- _Dataset content_:
☆ ☆ ☆

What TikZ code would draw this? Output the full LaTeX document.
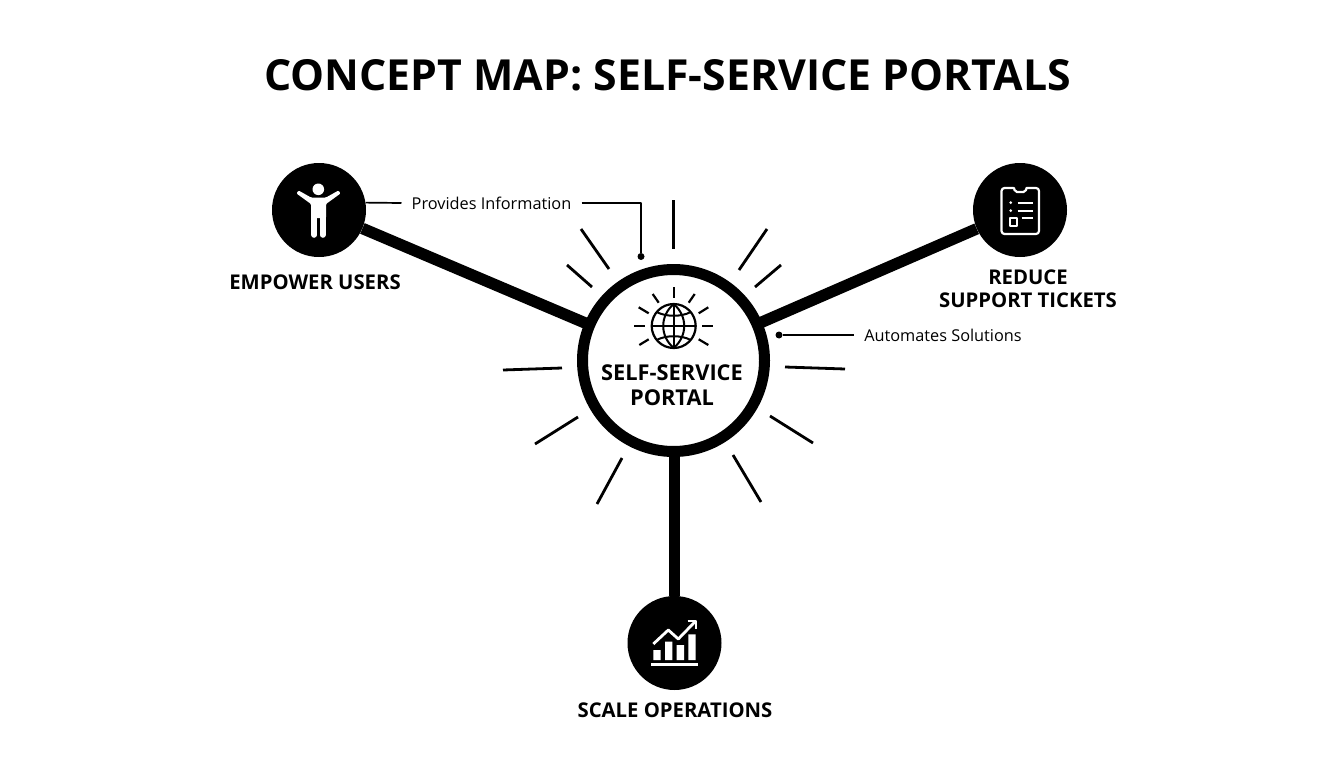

☆ ☆ ☆

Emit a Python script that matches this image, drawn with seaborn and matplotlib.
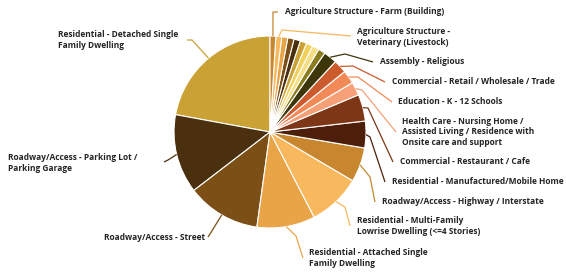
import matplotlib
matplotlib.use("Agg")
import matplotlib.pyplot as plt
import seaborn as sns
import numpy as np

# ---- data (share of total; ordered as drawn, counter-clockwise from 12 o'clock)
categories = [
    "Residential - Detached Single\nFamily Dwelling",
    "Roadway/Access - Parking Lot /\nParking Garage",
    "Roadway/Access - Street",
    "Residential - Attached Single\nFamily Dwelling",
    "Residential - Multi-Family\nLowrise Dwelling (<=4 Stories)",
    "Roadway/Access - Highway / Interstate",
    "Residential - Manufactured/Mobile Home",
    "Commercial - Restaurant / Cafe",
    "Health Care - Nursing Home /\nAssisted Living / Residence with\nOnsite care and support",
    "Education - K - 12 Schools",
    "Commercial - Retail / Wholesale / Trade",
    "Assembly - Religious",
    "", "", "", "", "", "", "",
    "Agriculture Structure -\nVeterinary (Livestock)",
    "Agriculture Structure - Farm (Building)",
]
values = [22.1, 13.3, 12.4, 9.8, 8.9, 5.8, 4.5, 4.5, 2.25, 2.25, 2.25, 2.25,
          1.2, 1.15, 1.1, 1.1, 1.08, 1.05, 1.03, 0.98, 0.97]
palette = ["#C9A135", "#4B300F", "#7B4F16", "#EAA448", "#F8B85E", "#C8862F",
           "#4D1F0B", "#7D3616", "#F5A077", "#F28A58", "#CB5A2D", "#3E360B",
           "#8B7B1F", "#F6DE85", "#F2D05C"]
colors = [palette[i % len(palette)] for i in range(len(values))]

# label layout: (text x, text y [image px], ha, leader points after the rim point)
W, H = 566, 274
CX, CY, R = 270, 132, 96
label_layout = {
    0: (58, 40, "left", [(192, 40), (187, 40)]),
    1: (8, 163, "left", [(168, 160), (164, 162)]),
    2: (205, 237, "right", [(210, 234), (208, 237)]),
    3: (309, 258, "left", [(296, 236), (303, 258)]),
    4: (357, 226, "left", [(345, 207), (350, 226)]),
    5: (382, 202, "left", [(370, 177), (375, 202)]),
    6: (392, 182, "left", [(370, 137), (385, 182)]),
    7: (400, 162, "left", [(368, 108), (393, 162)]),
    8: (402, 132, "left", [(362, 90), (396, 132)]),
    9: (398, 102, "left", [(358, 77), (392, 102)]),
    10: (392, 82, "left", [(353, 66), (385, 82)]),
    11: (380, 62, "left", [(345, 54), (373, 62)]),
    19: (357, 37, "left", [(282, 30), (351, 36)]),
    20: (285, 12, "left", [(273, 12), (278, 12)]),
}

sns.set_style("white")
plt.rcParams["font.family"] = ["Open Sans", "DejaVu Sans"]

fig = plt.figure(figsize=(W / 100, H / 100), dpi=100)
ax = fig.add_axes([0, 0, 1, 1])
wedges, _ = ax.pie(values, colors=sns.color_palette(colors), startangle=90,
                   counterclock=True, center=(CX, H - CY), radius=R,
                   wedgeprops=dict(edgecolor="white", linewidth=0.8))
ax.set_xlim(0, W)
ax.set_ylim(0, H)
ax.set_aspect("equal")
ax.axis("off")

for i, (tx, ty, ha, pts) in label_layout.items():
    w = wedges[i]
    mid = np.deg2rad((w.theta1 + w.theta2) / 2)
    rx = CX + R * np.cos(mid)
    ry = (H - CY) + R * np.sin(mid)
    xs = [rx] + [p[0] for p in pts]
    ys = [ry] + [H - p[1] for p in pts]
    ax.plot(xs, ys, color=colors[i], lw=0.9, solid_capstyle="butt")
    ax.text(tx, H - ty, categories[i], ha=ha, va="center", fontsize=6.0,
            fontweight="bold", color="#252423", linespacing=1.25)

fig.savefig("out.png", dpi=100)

☆ ☆ ☆

- _Task requirements_:
Copy out every line in the listing where the word "this" appears.

- _Answer to the exercise_:
What TikZ code would draw this? Output the full LaTeX document.
Emit a Python script that matches this image, drawn with seaborn and matplotlib.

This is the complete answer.